Sunday, October 01, 2006
The Blue Bistro by Elin Hilderbrand
First, my thanks to Erin for this recommendation. I now share your enthusiasm for the voice of Elin Hilderbrand.
Adrienne Dealey has spent the past six years working for hotels in exotic resort towns. This summer she has decided to make Nantucket home. Left flat broke by her ex-boyfriend, she is desperate to earn some fast money. When the desirable Thatcher Smith, owner of Nantucket's hottest restaurant, is the only one to offer her a job, she wonders if she can get by with no restaurant experience. Thatcher gives Adrienne a crash course in the business...and they share an instant attraction. But there is a mystery about their situation: what is it about Fiona, the Blue Bistro's chef, that captures Thatcher's attention again and again? And why does such a successful restaurant seem to be in its final season before closing its doors for good? Despite her uncertainty, Adrienne must decide whether to open her heart for the first time, or move on, as she always does.
Infused with intimate Nantucket detail and filled with the warmth of passion and the breeze of doubt, The Blue Bistro is perfect summer reading.
I loved everything about this book--setting, characters and conflict.
Hilderbrand’s voice, its cadence and punctuation, easily engages the read in Adrienne’s story. Her reliance on Adrienne’s POV for the entire telling keeps the reader poised for every experience, every sensation. I loved this girl. She was a very realistic study in all our own, ‘hard to explain’ contradictions—equal parts confidence and self-doubt, self-reliant in many ways, but dependent too, suffering both the emotional clarity and confusion that accompanies every journey. In Adrienne, Hilderbrand creates a woman we recognize—if not as a whole, then at least in little bits. The end result is testament to Hilderbrand’s understanding and identification with her character.
The Blue Bistro begins on a self-prescribed change for Adrienne. A new start, in a new place, with three simple rules: get solvent, be honest about the past and make better choices in men. I don’t know a single woman, myself included, who could argue these goals. As a result, I related to Adrienne fully by page three. And my attachment never wavered. Hilderbrand’s skillful introduction was followed by all the introspection, actions and reactions, and emotional responses expected from this woman. While she was complex and well, human…there were no jarring out of character moments. No special contrivances to accommodate plot. By virtue of that alone—letting the character remain true throughout—Hilderbrand became an auto-buy author for me.
Hilderbrand’s supporting characters were equally authentic. Although we are acquainted with each by way of Adrienne—The Blue Bistro is written entirely in her POV—it is not a limitation. Hilderbrand’s entire cast live as naturally for the reader as Adrienne does. Even Thatcher, the man Adrienne loses her heart to. He is a character whose motivation and intentions remain largely unknown throughout the book. For some, that omission may be enough to obliterate the romance.
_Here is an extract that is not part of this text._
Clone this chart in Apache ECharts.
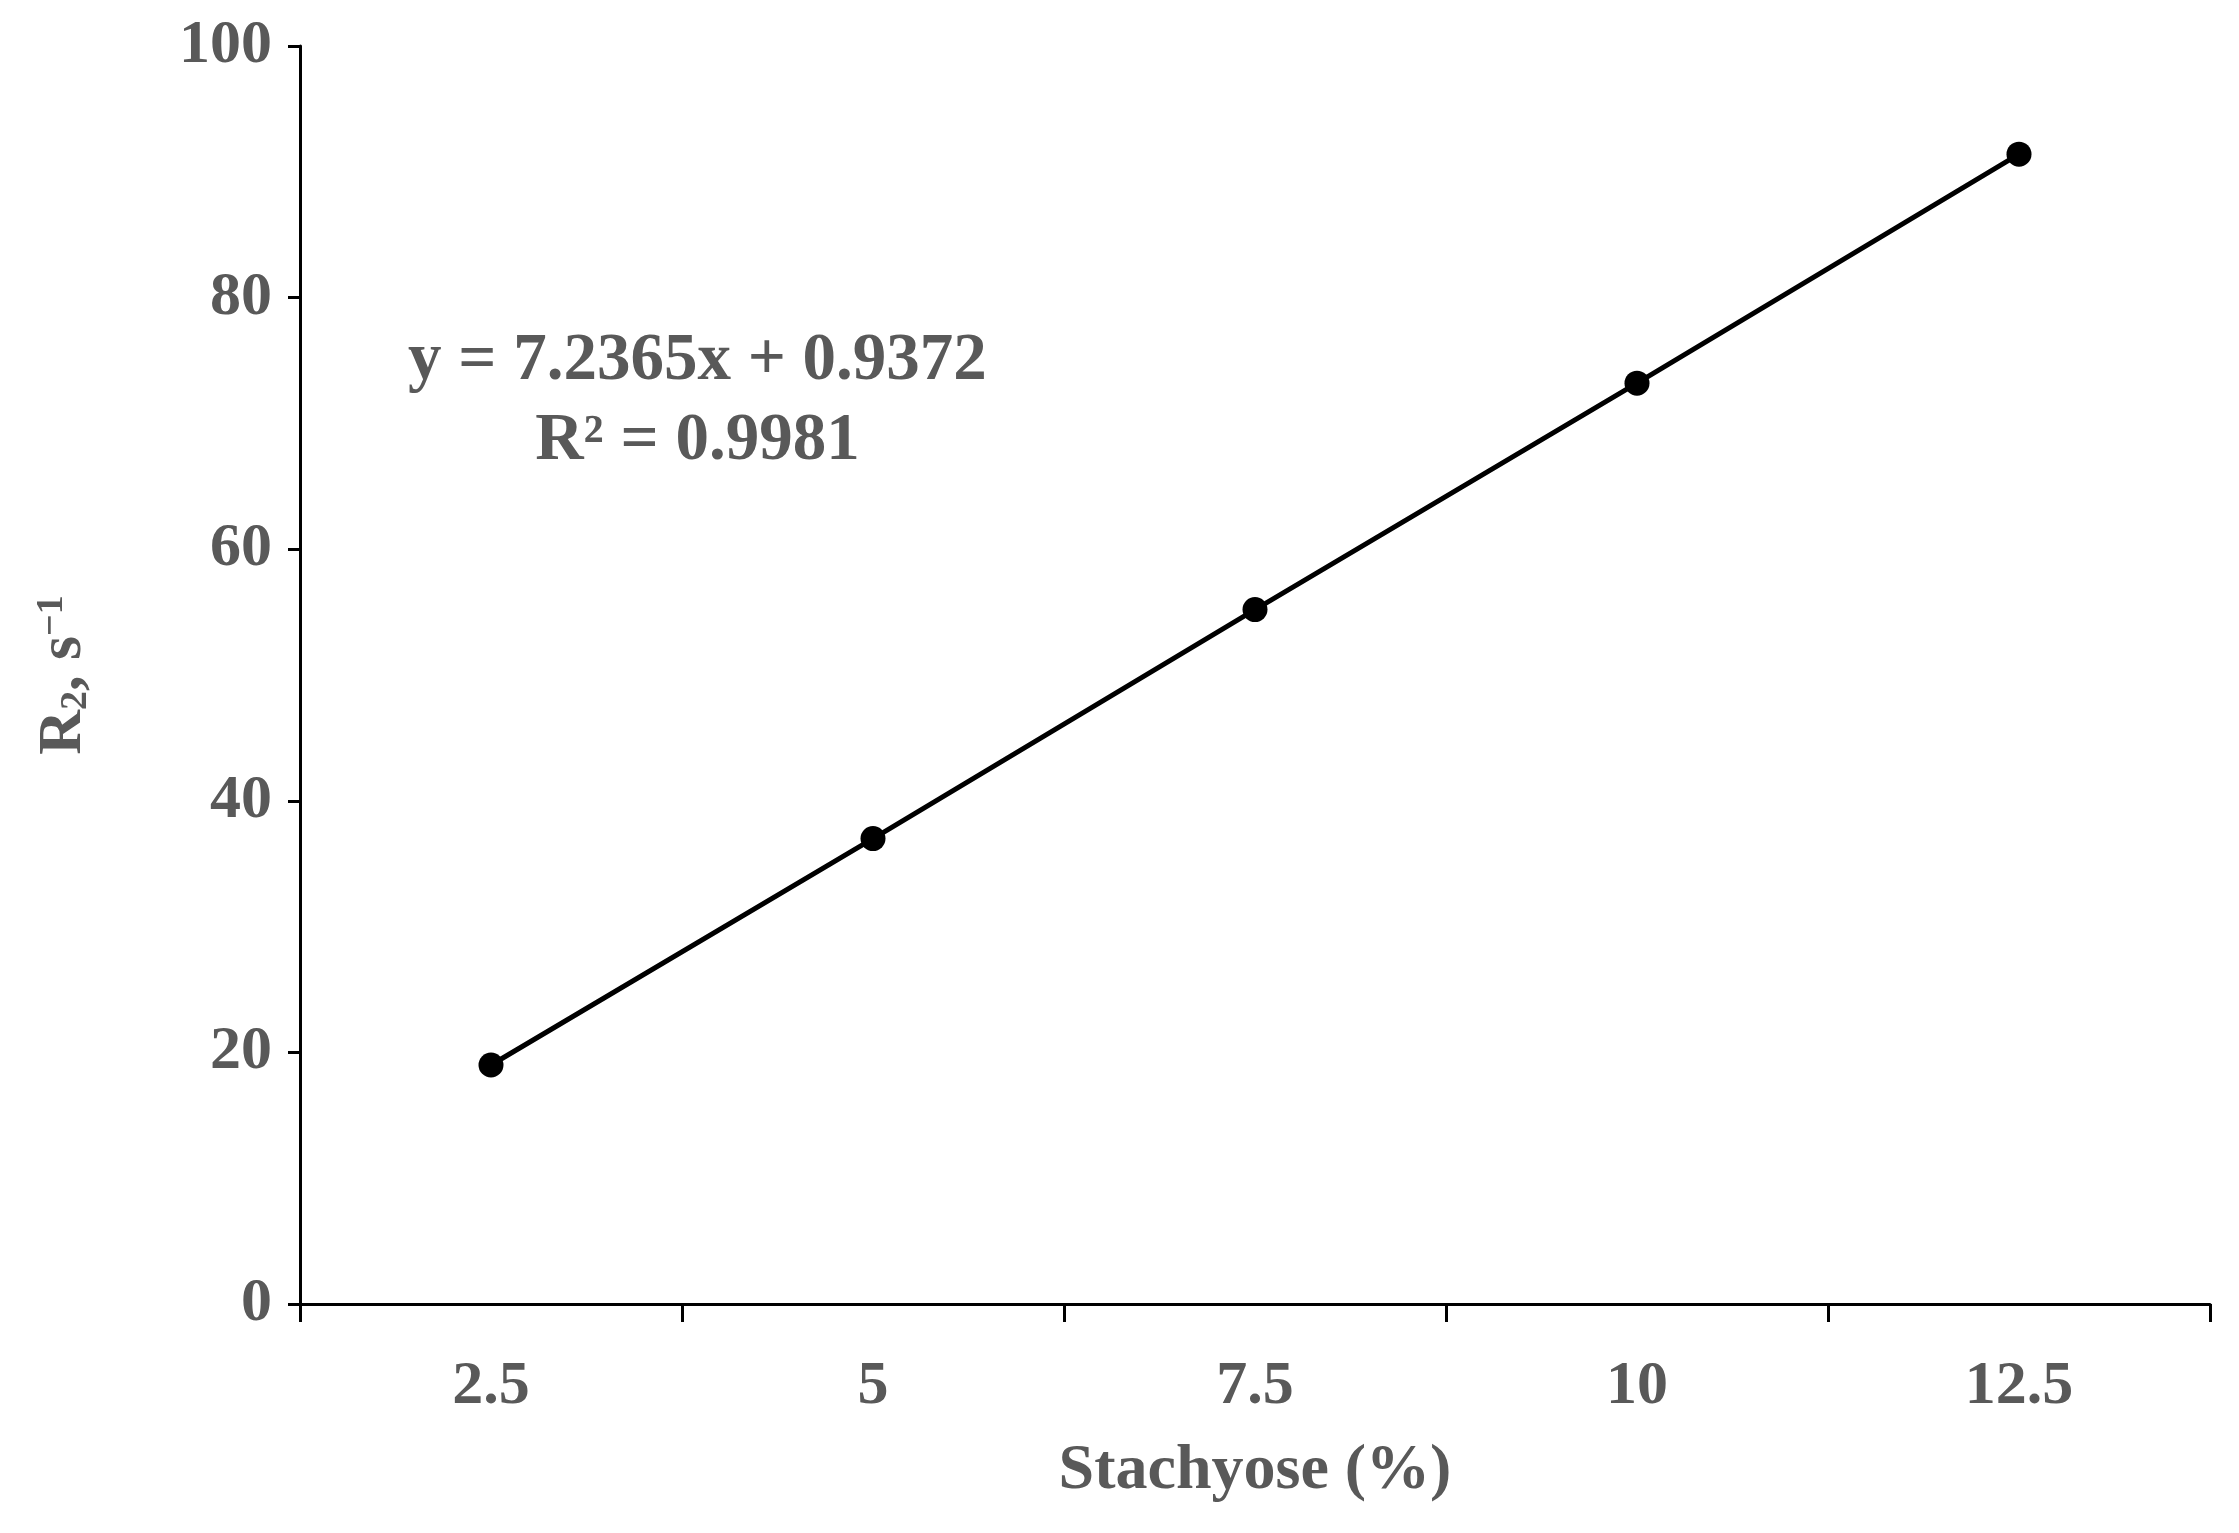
<!DOCTYPE html>
<html style="height: 100%">
<head>
<meta charset="utf-8">
<script src="https://cdn.jsdelivr.net/npm/echarts@6/dist/echarts.min.js"></script>
</head>
<body style="height: 100%; margin: 0; background: #fff">
<div id="container" style="width: 2239px; height: 1533px"></div>
<script>
const categories = ['2.5', '5', '7.5', '10', '12.5'];
const r2Values = [19.0, 37.0, 55.2, 73.2, 91.4];
const equationLines = ['y = 7.2365x + 0.9372', 'R² = 0.9981'];

const myChart = echarts.init(document.getElementById('container'));
const grey = '#595959';
const font = '"Liberation Serif", "Times New Roman", serif';

const option = {
    backgroundColor: '#fff',
    textStyle: { fontFamily: font },
    grid: { left: 300, right: 29, top: 46, bottom: 229 },
    xAxis: {
        type: 'category',
        data: categories,
        boundaryGap: true,
        name: 'Stachyose (%)',
        nameLocation: 'middle',
        nameGap: 135,
        nameTextStyle: { color: grey, fontSize: 64, fontWeight: 'bold', fontFamily: font },
        axisLine: { lineStyle: { color: '#000', width: 3 } },
        axisTick: { show: true, length: 18, lineStyle: { color: '#000', width: 3 } },
        axisLabel: { color: grey, fontSize: 62, fontWeight: 'bold', fontFamily: font, margin: 52 }
    },
    yAxis: {
        type: 'value',
        min: 0, max: 100, interval: 20,
        name: '{b|R}{s|2}{b|, s}{p|−1}',
        nameLocation: 'middle',
        nameGap: 205,
        nameRotate: 90,
        nameTextStyle: {
            rich: {
                b: { color: grey, fontSize: 62, fontWeight: 'bold', fontFamily: font },
                s: { color: grey, fontSize: 38, fontWeight: 'bold', fontFamily: font, verticalAlign: 'bottom', padding: [22, 0, 0, 0] },
                p: { color: grey, fontSize: 38, fontWeight: 'bold', fontFamily: font, verticalAlign: 'top', padding: [0, 0, 22, 0] }
            }
        },
        splitLine: { show: false },
        axisLine: { show: true, lineStyle: { color: '#000', width: 3 } },
        axisTick: { show: true, length: 12, lineStyle: { color: '#000', width: 3 } },
        axisLabel: { color: grey, fontSize: 62, fontWeight: 'bold', fontFamily: font, margin: 28 }
    },
    graphic: [{
        type: 'text',
        left: 408, top: 322,
        style: {
            text: equationLines.join('\n'),
            fill: grey,
            font: 'bold 67px ' + font,
            textAlign: 'center',
            lineHeight: 80
        }
    }],
    series: [{
        type: 'line',
        data: r2Values,
        symbol: 'circle',
        symbolSize: 25,
        itemStyle: { color: '#000' },
        lineStyle: { color: '#000', width: 5 }
    }]
};
myChart.setOption(option, true);
</script>
</body>
</html>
But if you allow yourself to fall into the story, you will find that Hilderbrand’s refusal to give readers Thatcher’s POV expertly heightens Adrienne’s experience—the delicious surprise that follows Thatcher’s unexpected and stolen kiss; the emotional fear that follows when she falls in love with him. None of us are sure that Thatcher will choose to return her love. It is an almost unbearable risk and readers feel the same vise grip about their hearts that Adrienne suffers. Ultimately, it makes for a far more poignant love story than those in which we are assured an HEA.
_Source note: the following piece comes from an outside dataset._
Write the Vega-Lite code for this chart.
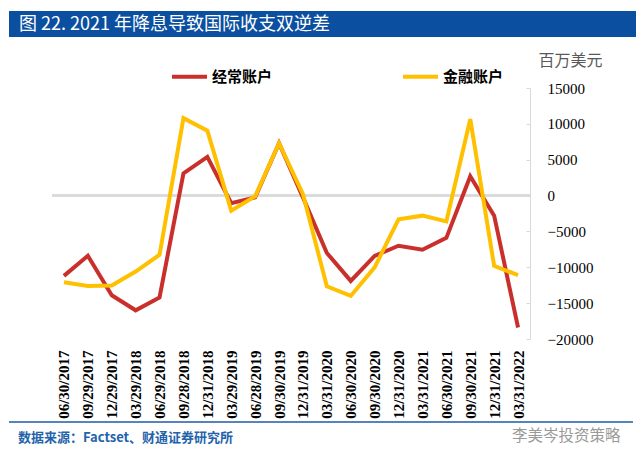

The uncertainty about Thatcher’s feelings leads me to the conflict that churns throughout The Blue Bistro. Its source is the relationship between Thatcher, restaurant owner, and Fiona Kemp, partner and chef. The nature and history of their relationship is unveiled slowly. It is a truth that is difficult to accept or completely grasp. Adrienne knows, deep down, that theirs is a platonic friendship. Yet she also recognizes that it has depth and purpose she may never realize in her own relationship with Thatcher—should they be allowed one. Hilderbrand’s depiction of such a friendship is beautiful. Honest and unapologetic. The tragedy inherent—what Fiona needs from Thatcher just now, the ill-timed love Thatcher has found with Adrienne, Fiona’s own unrequited love with another—all of it builds to the same vise-like grip in emotion, reason and resignation. It’s a highly emotional story, masterfully told by Hilderbrand.
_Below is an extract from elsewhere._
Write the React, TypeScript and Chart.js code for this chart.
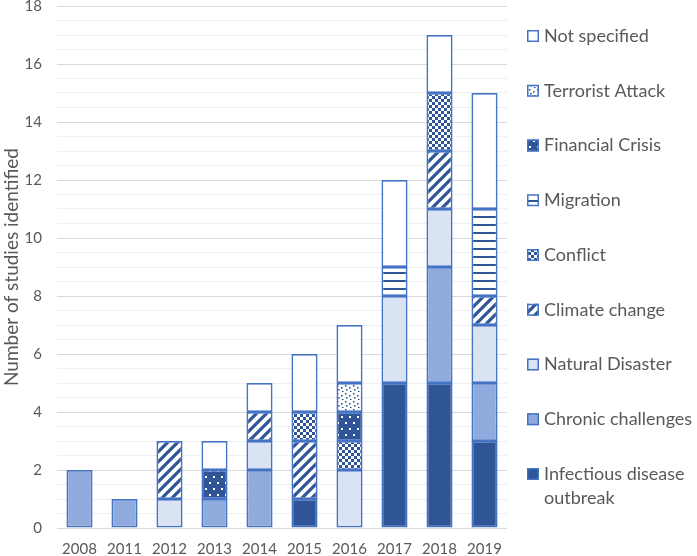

One additional comment on characterization. The Blue Bistro—an upscale restaurant on Nantucket—plays a role with a script of its own. Some readers may even consider it the leading character. It provides the beat, or pace, of the story. It seems to hold the answer to what lies between Thatcher and Fiona. And it provides the backdrop and pulse of many of the story’s dramas. Hilderbrand uses it for setting and characterization—putting readers there by sight, sound and taste. Her descriptions of its frame, inhabitants and guests are rich and textured. Provided again in a voice distinguished by its cadence and punctuation. Erin is right. This is an author from which you only want more.